Há 20 anos a procurar “maneiras diferentes de contar as mesmas histórias”

Uma peça para os mais pequenos sobre os medos e a sinceridade que precisamos para os enfrentar. No Teatro Vilarinha, enquanto houver vontade, ninguém atira a cortina ao chão.

Fotogaleria
Em cena já estiveram muitos textos inéditos que hoje “fazem parte do Plano Nacional de Leitura” MANUEL ROBERTO
Fotogaleria
MANUEL ROBERTO
Fotogaleria
PAULO RICCA
Fotogaleria
Nelson Garrido
Fotogaleria
Nelson Garrido

A cortina abre mais uma vez no Teatro da Vilarinha. No palco há um bosque. É o bosque dos medos, da incerteza, do desconhecido. “Não tens medo dos lobos?”, pergunta uma das personagens. “Não”, responde a outra. Juvenal não tem medo de nada, é ele que assusta os lobos com murros, socos e pontapés. Até que chega a noite e o bosque transforma-se numa floresta assustadora. Agora, já se ouvem os lobos. E o medo começa a chegar.

Nos últimos 20 anos, as cortinas do Teatro Vilarinha, no Porto, não se abriram tantas vezes como se gostaria. "Com os subsídios que recebemos, dá para fazer pouco mais que uma produção por ano, e nós fazemos três”, conta o encenador Rui Spranger. “É uma travessia cada vez mais difícil”, continua, “cada vez mais se aproxima de um acto de resiliência”. Fala do teatro em geral mas do Vilarinha em particular. De todos os teatros que já pisou e já ensinou a pisar, este, em Aldoar, é “sempre como voltar a casa”. Fala da distância quase nula entre actores e público, da acústica e das tantas histórias que ali foram contadas e ouvidas pela primeira vez. Aqui, apesar das incertezas, não se joga pelo seguro: aposta-se na criação, procuram-se “novas dramaturgias”, “novos autores”. Em cima deste palco, já estiveram muitos textos inéditos que hoje “fazem parte do Plano Nacional de Leitura”.
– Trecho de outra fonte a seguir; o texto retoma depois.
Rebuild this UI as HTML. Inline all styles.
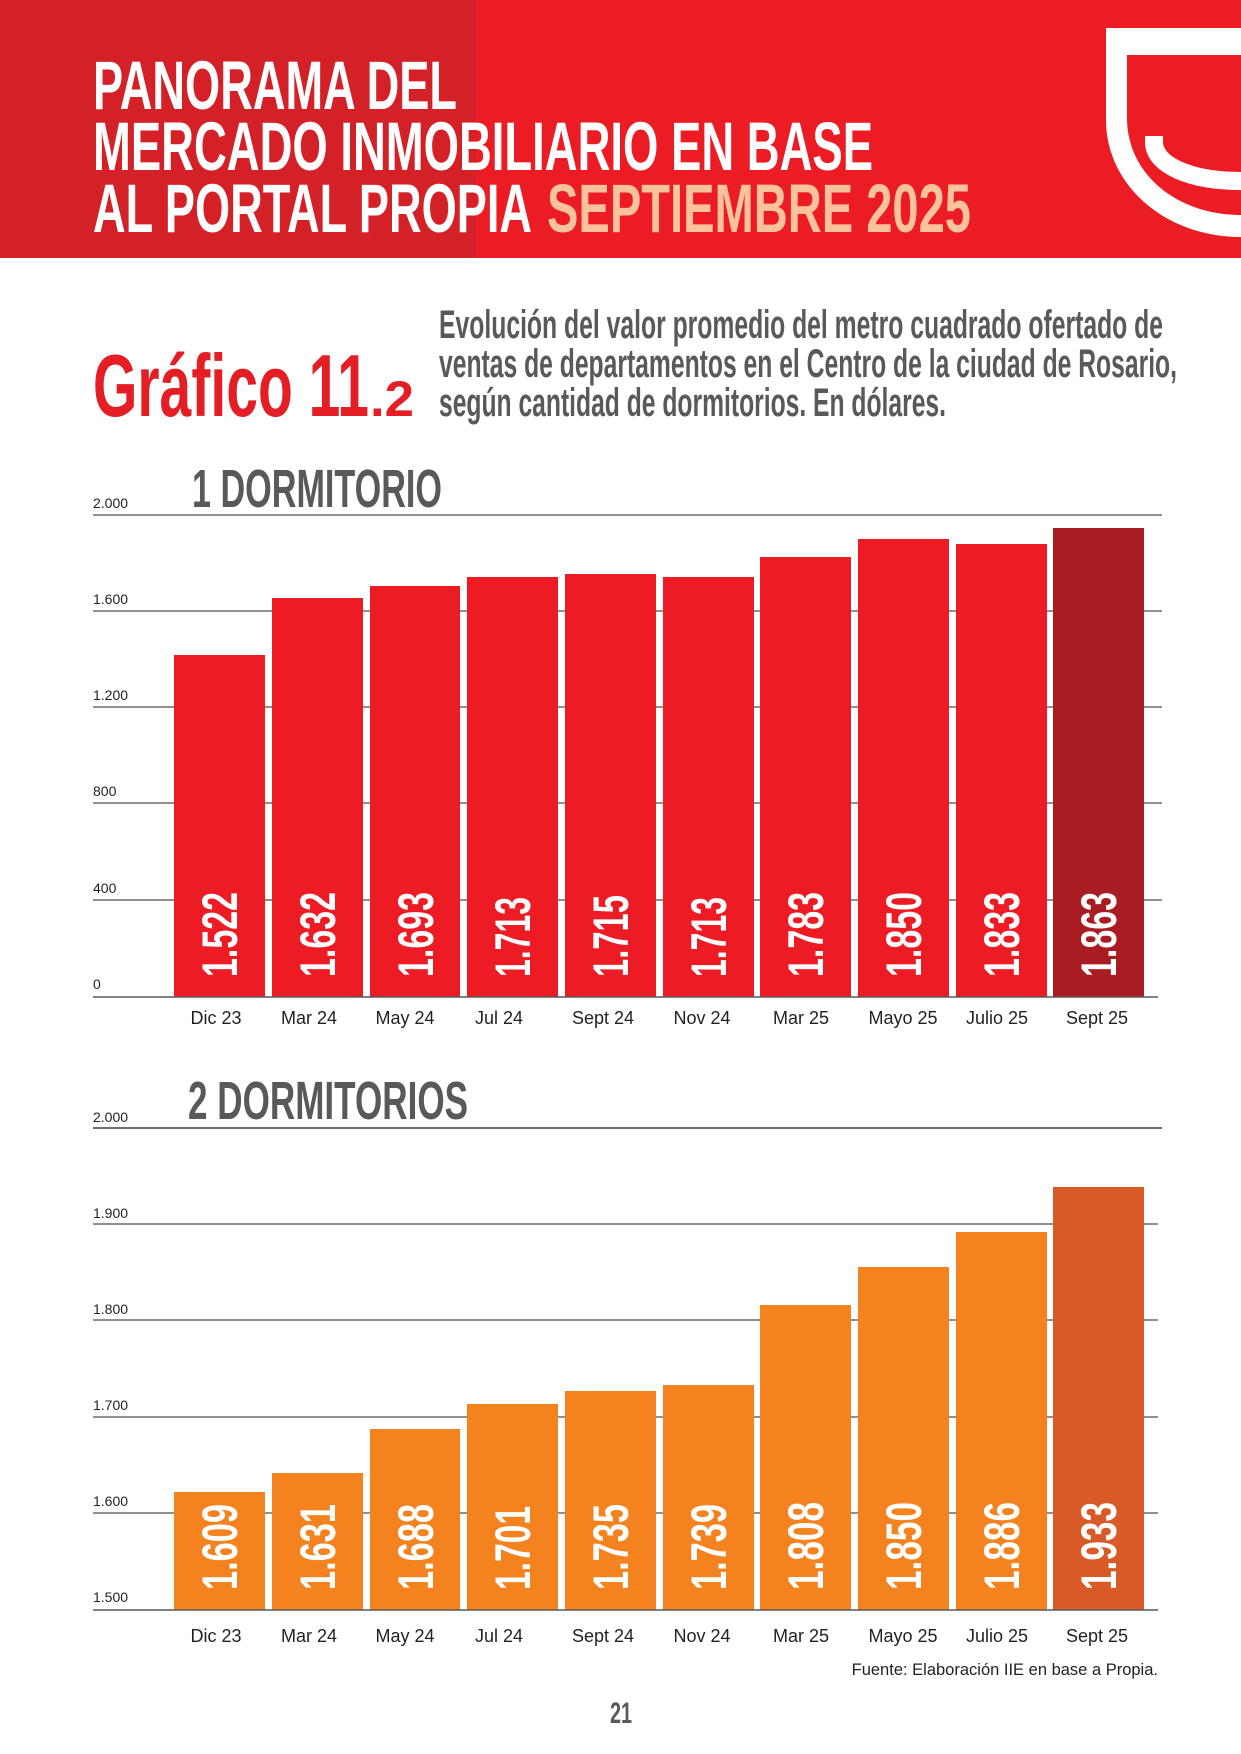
<!DOCTYPE html>
<html><head><meta charset="utf-8"><style>
html,body{margin:0;padding:0;background:#fff;}
svg{display:block;}
.t{font-family:"Liberation Sans",sans-serif;font-weight:bold;}
.ax{font-family:"Liberation Sans",sans-serif;font-size:14px;fill:#231f20;}
.xl{font-family:"Liberation Sans",sans-serif;font-size:18px;fill:#231f20;text-anchor:middle;}
.v{font-family:"Liberation Sans",sans-serif;font-weight:bold;font-size:50px;fill:#fff;}
</style></head><body>
<svg width="1241" height="1754" viewBox="0 0 1241 1754" xmlns="http://www.w3.org/2000/svg">
<rect x="0" y="0" width="1241" height="258" fill="#ec1c24"/>
<rect x="0" y="0" width="476" height="258" fill="#d42027"/>
<!-- logo -->
<path d="M1106 28 L1241 28 L1241 237 C1165 237 1106 185 1106 120 Z" fill="#fff"/>
<path d="M1127 55 L1241 55 L1241 215 C1178 215 1127 175 1127 118 Z" fill="#ec1c24"/>
<path d="M1154 136 L1154 142 C1154 165 1190 181 1241 181" fill="none" stroke="#fff" stroke-width="18"/>
<!-- title -->
<text class="t" x="93" y="109" font-size="69" fill="#fff" textLength="364" lengthAdjust="spacingAndGlyphs">PANORAMA DEL</text>
<text class="t" x="93" y="170" font-size="69" fill="#fff" textLength="780" lengthAdjust="spacingAndGlyphs">MERCADO INMOBILIARIO EN BASE</text>
<text class="t" x="93" y="232" font-size="69" fill="#fff" textLength="439" lengthAdjust="spacingAndGlyphs">AL PORTAL PROPIA</text>
<text class="t" x="547" y="232" font-size="69" fill="#fbc29c" textLength="424" lengthAdjust="spacingAndGlyphs">SEPTIEMBRE 2025</text>
<!-- grafico -->
<text class="t" x="93" y="416" font-size="88" fill="#e31e24" textLength="276" lengthAdjust="spacingAndGlyphs">Gráfico 11</text>
<text class="t" x="370" y="416" font-size="50" fill="#e31e24" textLength="44" lengthAdjust="spacingAndGlyphs">.2</text>
<text class="t" x="439" y="338" font-size="40" fill="#58595b" textLength="724" lengthAdjust="spacingAndGlyphs">Evolución del valor promedio del metro cuadrado ofertado de</text>
<text class="t" x="439" y="377" font-size="40" fill="#58595b" textLength="738" lengthAdjust="spacingAndGlyphs">ventas de departamentos en el Centro de la ciudad de Rosario,</text>
<text class="t" x="439" y="416" font-size="40" fill="#58595b" textLength="507" lengthAdjust="spacingAndGlyphs">según cantidad de dormitorios. En dólares.</text>

<!-- chart 1 -->
<text class="t" x="192" y="507" font-size="54" fill="#58595b" textLength="250" lengthAdjust="spacingAndGlyphs">1 DORMITORIO</text>
<g stroke="#231f20" stroke-width="1">
<line x1="93" y1="515" x2="1162" y2="515"/>
<line x1="93" y1="611" x2="1162" y2="611"/>
<line x1="93" y1="707" x2="1162" y2="707"/>
<line x1="93" y1="803" x2="1162" y2="803"/>
<line x1="93" y1="900" x2="1162" y2="900"/>
</g>
<text class="ax" x="93" y="508">2.000</text>
<text class="ax" x="93" y="604">1.600</text>
<text class="ax" x="93" y="700">1.200</text>
<text class="ax" x="93" y="796">800</text>
<text class="ax" x="93" y="893">400</text>
<text class="ax" x="93" y="989">0</text>
<g fill="#ed1c24">
<rect x="174" y="655" width="91" height="342"/>
<rect x="272" y="598" width="91" height="399"/>
<rect x="370" y="586" width="90" height="411"/>
<rect x="467" y="577" width="91" height="420"/>
<rect x="565" y="574" width="91" height="423"/>
<rect x="663" y="577" width="91" height="420"/>
<rect x="760" y="557" width="91" height="440"/>
<rect x="858" y="539" width="91" height="458"/>
<rect x="956" y="544" width="91" height="453"/>
</g>
<rect x="1053" y="528" width="91" height="469" fill="#a91d22"/>
<line x1="93" y1="997" x2="1158" y2="997" stroke="#58595b" stroke-width="1.5"/>
<g>
<text class="v" transform="translate(237,977) rotate(-90)" textLength="85" lengthAdjust="spacingAndGlyphs">1.522</text>
<text class="v" transform="translate(335,977) rotate(-90)" textLength="85" lengthAdjust="spacingAndGlyphs">1.632</text>
<text class="v" transform="translate(433,977) rotate(-90)" textLength="85" lengthAdjust="spacingAndGlyphs">1.693</text>
<text class="v" transform="translate(530,977) rotate(-90)" textLength="80" lengthAdjust="spacingAndGlyphs">1.713</text>
<text class="v" transform="translate(628,977) rotate(-90)" textLength="82" lengthAdjust="spacingAndGlyphs">1.715</text>
<text class="v" transform="translate(726,977) rotate(-90)" textLength="80" lengthAdjust="spacingAndGlyphs">1.713</text>
<text class="v" transform="translate(823,977) rotate(-90)" textLength="85" lengthAdjust="spacingAndGlyphs">1.783</text>
<text class="v" transform="translate(921,977) rotate(-90)" textLength="85" lengthAdjust="spacingAndGlyphs">1.850</text>
<text class="v" transform="translate(1019,977) rotate(-90)" textLength="85" lengthAdjust="spacingAndGlyphs">1.833</text>
<text class="v" transform="translate(1116,977) rotate(-90)" textLength="85" lengthAdjust="spacingAndGlyphs">1.863</text>
</g>
<text class="xl" x="216" y="1024">Dic 23</text>
<text class="xl" x="309" y="1024">Mar 24</text>
<text class="xl" x="405" y="1024">May 24</text>
<text class="xl" x="499" y="1024">Jul 24</text>
<text class="xl" x="603" y="1024">Sept 24</text>
<text class="xl" x="702" y="1024">Nov 24</text>
<text class="xl" x="801" y="1024">Mar 25</text>
<text class="xl" x="903" y="1024">Mayo 25</text>
<text class="xl" x="997" y="1024">Julio 25</text>
<text class="xl" x="1097" y="1024">Sept 25</text>

<!-- chart 2 -->
<text class="t" x="188" y="1119" font-size="54" fill="#58595b" textLength="280" lengthAdjust="spacingAndGlyphs">2 DORMITORIOS</text>
<line x1="93" y1="1128" x2="1162" y2="1128" stroke="#6d6e71" stroke-width="2"/>
<g stroke="#231f20" stroke-width="1">
<line x1="93" y1="1224" x2="1158" y2="1224"/>
<line x1="93" y1="1320" x2="1158" y2="1320"/>
<line x1="93" y1="1417" x2="1158" y2="1417"/>
<line x1="93" y1="1513" x2="1158" y2="1513"/>
</g>
<text class="ax" x="93" y="1122">2.000</text>
<text class="ax" x="93" y="1218">1.900</text>
<text class="ax" x="93" y="1314">1.800</text>
<text class="ax" x="93" y="1410">1.700</text>
<text class="ax" x="93" y="1506">1.600</text>
<text class="ax" x="93" y="1602">1.500</text>
<g fill="#f4821f">
<rect x="174" y="1492" width="91" height="118"/>
<rect x="272" y="1473" width="91" height="137"/>
<rect x="370" y="1429" width="90" height="181"/>
<rect x="467" y="1404" width="91" height="206"/>
<rect x="565" y="1391" width="91" height="219"/>
<rect x="663" y="1385" width="91" height="225"/>
<rect x="760" y="1305" width="91" height="305"/>
<rect x="858" y="1267" width="91" height="343"/>
<rect x="956" y="1232" width="91" height="378"/>
</g>
<rect x="1053" y="1187" width="91" height="423" fill="#d85a27"/>
<line x1="93" y1="1610" x2="1158" y2="1610" stroke="#58595b" stroke-width="1.5"/>
<g>
<text class="v" transform="translate(237,1590) rotate(-90)" textLength="86" lengthAdjust="spacingAndGlyphs">1.609</text>
<text class="v" transform="translate(335,1590) rotate(-90)" textLength="86" lengthAdjust="spacingAndGlyphs">1.631</text>
<text class="v" transform="translate(433,1590) rotate(-90)" textLength="86" lengthAdjust="spacingAndGlyphs">1.688</text>
<text class="v" transform="translate(530,1590) rotate(-90)" textLength="84" lengthAdjust="spacingAndGlyphs">1.701</text>
<text class="v" transform="translate(628,1590) rotate(-90)" textLength="86" lengthAdjust="spacingAndGlyphs">1.735</text>
<text class="v" transform="translate(726,1590) rotate(-90)" textLength="86" lengthAdjust="spacingAndGlyphs">1.739</text>
<text class="v" transform="translate(823,1590) rotate(-90)" textLength="88" lengthAdjust="spacingAndGlyphs">1.808</text>
<text class="v" transform="translate(921,1590) rotate(-90)" textLength="88" lengthAdjust="spacingAndGlyphs">1.850</text>
<text class="v" transform="translate(1019,1590) rotate(-90)" textLength="88" lengthAdjust="spacingAndGlyphs">1.886</text>
<text class="v" transform="translate(1116,1590) rotate(-90)" textLength="88" lengthAdjust="spacingAndGlyphs">1.933</text>
</g>
<text class="xl" x="216" y="1642">Dic 23</text>
<text class="xl" x="309" y="1642">Mar 24</text>
<text class="xl" x="405" y="1642">May 24</text>
<text class="xl" x="499" y="1642">Jul 24</text>
<text class="xl" x="603" y="1642">Sept 24</text>
<text class="xl" x="702" y="1642">Nov 24</text>
<text class="xl" x="801" y="1642">Mar 25</text>
<text class="xl" x="903" y="1642">Mayo 25</text>
<text class="xl" x="997" y="1642">Julio 25</text>
<text class="xl" x="1097" y="1642">Sept 25</text>

<text x="1158" y="1675" font-family="Liberation Sans, sans-serif" font-size="16.5" fill="#231f20" text-anchor="end">Fuente: Elaboración IIE en base a Propia.</text>
<text class="t" x="621" y="1723" font-size="30" fill="#58595b" text-anchor="middle" textLength="22" lengthAdjust="spacingAndGlyphs">21</text>
</svg>
</body></html>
Em Março de 1996 escrevia-se, no desaparecido Independente, que faltavam 20 mil contos para a Companhia Pé de Vento “transformar um antigo posto alfandegário” numa sala de espectáculos. Já existiam há quase 20 anos quando começaram a procurar instalações próprias para retomar a actividade regular que entretanto fora interrompida durante anos devido à falta de apoios. Quando surgiram, em 78, “a sociedade estava a reconstruir-se” e era urgente haver “novas dramaturgias para um novo tempo”, diz João Luiz, um dos fundadores da companhia. Hoje, 20 anos depois, o teatro envelhece, mas as 106 cadeiras ainda se enchem de crianças.

“Os mais novos ficaram até hoje como matriz”, conta, mas “como os medos vão desde os seis aos 90”, as portas não têm limites de altura. É o que vai acontecer durante O Lobo Sou Eu, uma estreia em teatro do poeta Eduardo Leal, que é tanto para crianças como para os pais que as levam até lá. A peça que marca as duas décadas estreia no domingo e está em cena até 2 de Abril.

Ao longo dos anos, o edifício já sofreu várias modificações. A mais significante vê-se quando se olha para cima. O travejamento de madeira que revestia o tecto está agora tapado por uma teia que facilita os trabalhos de luzes. O edifício, com corredores apertados, escadas em caracol que vão dar a pequenas oficinas, camarins ou salas de arquivo, parece já ter nascido para ser um teatro. A madeira ainda não range sob os passos de quem por lá passa, mas as paredes e estantes cobrem-se de memórias. Há cigarros e chocolates falsos, figurinos de produções passadas e realejos que ainda dão música quando se dá à manivela. João Luiz toca-a até ao fim. No teatro, é preciso dar tempo ao tempo. No Vilarinha, 20 anos depois, “a obra ainda não está acabada” e por isso, não está pronto para sair de cena.